Adapting Lone Wolf feat to final Pathfinder rules.


Rise of the Runelords


Given how the rule concerning stabilizing when dying is written in the final ruleset of Pathfinder, how would modify the Lone Wolf feat in the Player's Guide so that it's actually worth taking?


My suggestion:

Whenever you are dying, you must make a DC 5 Constitution check to become stable. Your vigorous health also grants you a +1 bonus on Fortitude saves.


erian_7 wrote:

My suggestion:

Whenever you are dying, you must make a DC 5 Constitution check to become stable. Your vigorous health also grants you a +1 bonus on Fortitude saves.

Sounds about right.

Dark Archive

Pathfinder Roleplaying Game Superscriber
erian_7 wrote:

My suggestion:

Whenever you are dying, you must make a DC 5 Constitution check to become stable. Your vigorous health also grants you a +1 bonus on Fortitude saves.

For my game, I wrote it as follows:

Lone Wolf
Although you may have grown up in the city, you led a lonely childhood and were forced to fend for yourself.
Prerequisite: 1st level, cannot have City Born or Country Born.
Benefit: You take a penalty on Constitution checks to become stable equal to half your negative hit point total, rounded down (minimum 0). Your vigorous health also grants you a +1 trait bonus on Fortitude saves.
Normal: You take a penalty on Constitution checks to become stable equal to your negative hit point total.

I wanted to maintain the integrity of the new DC while rewarding those who took the feat. Of course, reducing the DC to 5 is a bit simpler.


Yep, I thought about more complex bonuses that might more precisely mirror the statistical advantage granted by the original feat, but in the end went for simplicity.


Another possibility playing more on the PRPG death and stabilization rules could be this:
+1 on Fortitude saves and with regard to death and recovery your characters Constitution score is considered two points higher. I.e. the character dies -2 hp lower than normal and gets an additional bonus to constitution checks to stabilize and recover from injury.


The Grandfather wrote:

Another possibility playing more on the PRPG death and stabilization rules could be this:

+1 on Fortitude saves and with regard to death and recovery your characters Constitution score is considered two points higher. I.e. the character dies -2 hp lower than normal and gets an additional bonus to constitution checks to stabilize and recover from injury.
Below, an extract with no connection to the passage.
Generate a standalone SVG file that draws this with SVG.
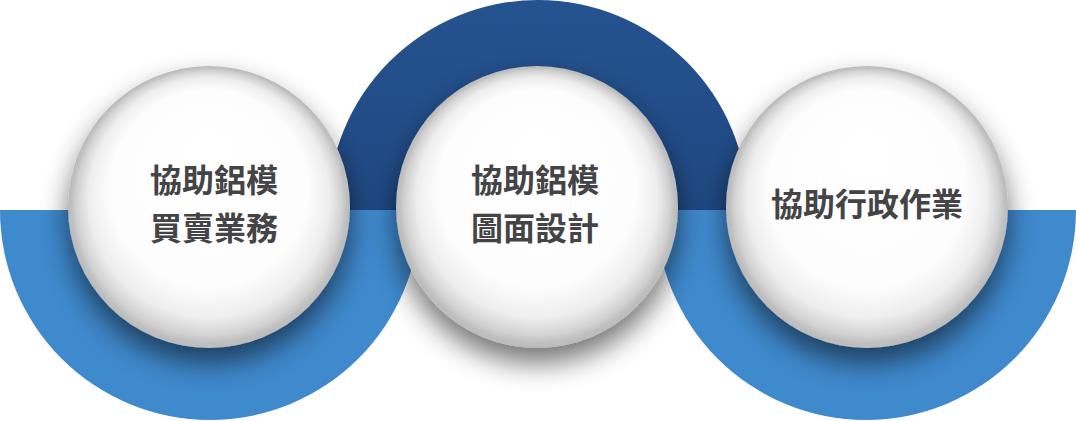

That doesn't work as well as increasing the number of rounds before you die only increases the penalty you get to make your stabilization check. This makes it less likely you'll stabilize and more likely you will die. Without something to improve your actual stabilization roll, the bonus constitution doesn't really do it, you really aren't making someone who is a Lone Wolf. You are making someone who relies on having someone who can heal him in order to survive after going negative.


This has been a niggler for me as well - my best thought so far was to grant a +4 bonus to stabilization checks (which is basically the same as setting the DC at 6). That makes it 20% more likely to succeed.

The hard to judge part is what does Lone Wolf really do? Does it:

  • Make you stabilize half the time?
  • Make you five times as likely to stabilize?
  • Make you 40% more likely to stabilize?
  • Make you not die some complicated percentage of the time, depending on your negative hp total?

    The last *actually* seems like the major effect. In 3.5, you will fail to survive only once in 2^(10+hp total) times. -9, one in two times. -1, one in 512 times.

    Since the new rule sort of sets the base chance at 50% (DC 10), I think adding a +4 keeps the spirit of "you have a better but not absolute chance of not dying", whereas a +8 (equal to 40% better) would virtually ensure it.

    Oh... hmm... It *could* negate the effect of your hp total on the DC/roll.

    Lone Wolf
    Prerequisites: do not have the City Born or Country Born feats.
    Benefit: When attempting to stabilize from dying, do not modify your roll by your current hp total. The Constitution check remains DC 10.

    The only thing "wrong" with that, is that if someone got a +9 Constitution modifier, they would never fail the check. Note the "air-quotes".

    And for anyone wondering, this feat is in the Rise of the Runelords Player's Guide as one of the bonus background feats.